Yes, if you accept to change a bit the code:

diff --git a/onmt/translate/DecoderAdvancer.lua b/onmt/translate/DecoderAdvancer.lua
index ecf8dc7..46ee81c 100644
--- a/onmt/translate/DecoderAdvancer.lua
+++ b/onmt/translate/DecoderAdvancer.lua
@@ -41,7 +41,7 @@ function DecoderAdvancer:initBeam()
   local features = {}
   if self.dicts then
     for j = 1, #self.dicts.tgt.features do
-      features[j] = torch.IntTensor(self.batch.size):fill(onmt.Constants.EOS)
+      features[j] = torch.IntTensor(self.batch.size):fill(onmt.Constants.BOS)
     end
   end
   local sourceSizes = onmt.utils.Cuda.convert(self.batch.sourceSize)
diff --git a/onmt/translate/Translator.lua b/onmt/translate/Translator.lua
index 05170e0..ec8a777 100644
--- a/onmt/translate/Translator.lua
+++ b/onmt/translate/Translator.lua
@@ -149,7 +149,7 @@ function Translator:buildTargetFeatures(predFeats)
     table.insert(feats, {})
   end
 
-  for i = 2, #predFeats do
+  for i = 1, #predFeats - 1 do
     for j = 1, numFeatures do
       table.insert(feats[j], self.dicts.tgt.features[j]:lookup(predFeats[i][j]))
     end
diff --git a/onmt/utils/Features.lua b/onmt/utils/Features.lua
index b840e94..2e34108 100644
--- a/onmt/utils/Features.lua
+++ b/onmt/utils/Features.lua
@@ -96,13 +96,11 @@ local function generateTarget(dicts, tgt, cdata)
   end
 
   for j = 1, #dicts do
-    -- Target features are shifted relative to the target words.
-    -- Use EOS tokens as a placeholder.
     table.insert(tgt[j], 1, onmt.Constants.BOS_WORD)
-    table.insert(tgt[j], 1, onmt.Constants.EOS_WORD)
+    table.insert(tgt[j], onmt.Constants.EOS_WORD)
     tgtId[j] = dicts[j]:convertToIdx(tgt[j], onmt.Constants.UNK_WORD)
     table.remove(tgt[j], 1)
-    table.remove(tgt[j], 1)
+    table.remove(tgt[j])
   end
 
   return tgtId

And as far as I can remember these are the only changes needed to have “aligned” features and words.

1 Like

Is there also a time shifting on the input side ?

No, that’s the current distinction between source and target features:

  • source features: additional word information
  • target features: additional word annotations
1 Like

I think the current architecture is as in this image:?

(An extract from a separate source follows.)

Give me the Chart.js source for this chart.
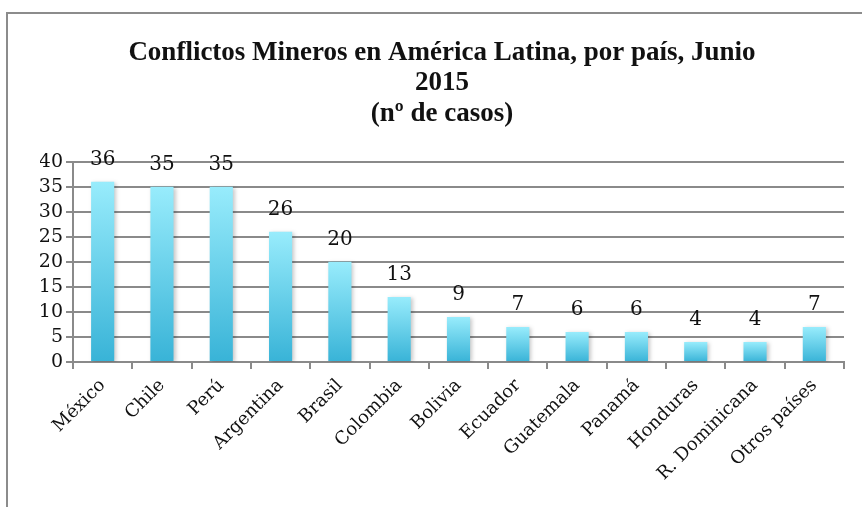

I think it makes sense to have features lagging the words (like in te current implementation) since that way the current feature can depend on the current word. @Etienne38 -what do you think?
Note: 0a, 0b etc. is just as an illustration to differentiate between the 0s

1 Like

As far as I understand, I think that your picture (decoder side only) is right.

In your very special case, as your output is a single copy of the input (full network), I would experiment without the time shifting : the information about the predicted word(t+1) is already in the input (if the attention module is working well), and, to predict it’s feature, it’s more important to provide (loop) all about the previous predicted word(t) and its feature(t), rather than having an information about this predicted word(t+1) that should be redundant with the input and mixed with feature(t)… I think, without time shifting, all the information will be more homogeneous, and delivered at the right moment.

@Etienne38 I did some quick experiments with the same hyperparameters but:

  1. with words + tags on target side: Overall 94% of the tokens were correctly predicted. This is after I considered in calculation that a token predicted as <unk> is “correct”. No tags are predicted for <unk> tokens.
  2. without words on the target side. Overall 99% of the tokens were correctly predicted

From this experiment atleast adding words does not seem to help for the use case. These results are on test data so not sure if the model is just memorizing the dataset. Will try training with random labels to confirm. See ICLR 2017: UNDERSTANDING DEEP LEARNING REQUIRES RETHINKING GENERALIZATION

In each part of your explanation, it’s not clear if your are speaking of the words themselves, or the tags you finally want.

What kind of ONMT configuration are you using ?
How many sentences, and total words ?
How many different words ?
How many words in the dict files ?
What size for the words embeddings and features embeddings ?

My bad. In the case of word-tag combinations as target, the metric is on the combination. The individual error rates might be much lower. Let me separately compute the accuracy for words and tags

Perhaps you may create a new specific topic in the ‘uncategorized’ category, describing as precisely as possible the conditions of your experimentation, so that we could exchange on it. All this could be a bit off-topic for this current exchange.
:wink:

1 Like